# Glitter Vinyl - After weeding glitter still on transfer tape?



## diana13t (Mar 11, 2009)

This is my firt time to use Glitter heat press vinyl (Digi-Cut). After I cut my design and weed it, there is still glitter left all over the transfer tape. Is this normal? Is it going to stick to my shirt after pressing or not really because it doesn't have any adhesive?

Thanks!


----------



## jean518 (Sep 23, 2009)

Yes. I use a couple different brands and there is always glitter on the carrier. It will not stick to anything when heated.

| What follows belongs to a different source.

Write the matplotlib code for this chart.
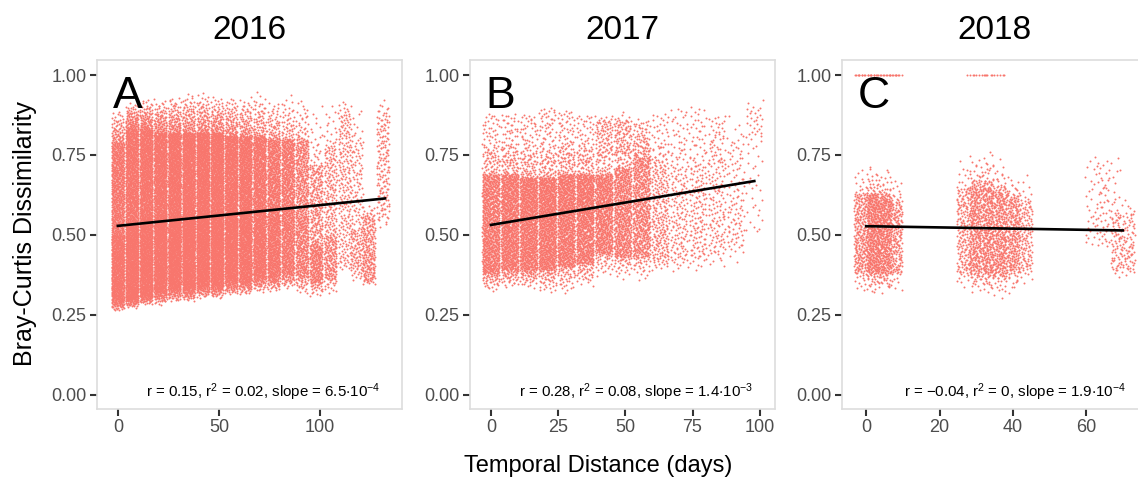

At least I have never had it stick.


----------



## veedub3 (Mar 29, 2007)

Ditto what jean518 said, Glitter is always left after weeding but it does not transfer to the garment.


----------



## diana13t (Mar 11, 2009)

Thanks!!!

I have a Hotronix heat press. The directions for the glitter say to press it 300 - 350 degrees F for 15 - 20 sec, medium pressure. Can you recommend what settings to use?


----------



## jean518 (Sep 23, 2009)

Each vinyl manufacturer gives you recommended settings. Always start with those. When they give you a temp range, I usually start in the middle. So in the case of 300 to 350, I start at 325. 15 to 20 seconds, I start at 17.


----------



## diana13t (Mar 11, 2009)

Ok, thank you!!!


----------



## sjidohair (Apr 9, 2008)

I totally agree the residue left on the clear carrier sheet will not stick to the garment


----------



## wmu222 (Sep 28, 2018)

What Happens If it does stick? I just made a shirt and bought vinyl off a local business and the glitter from the transfer stuck around my weeded image. I have never had any problems with it before.


----------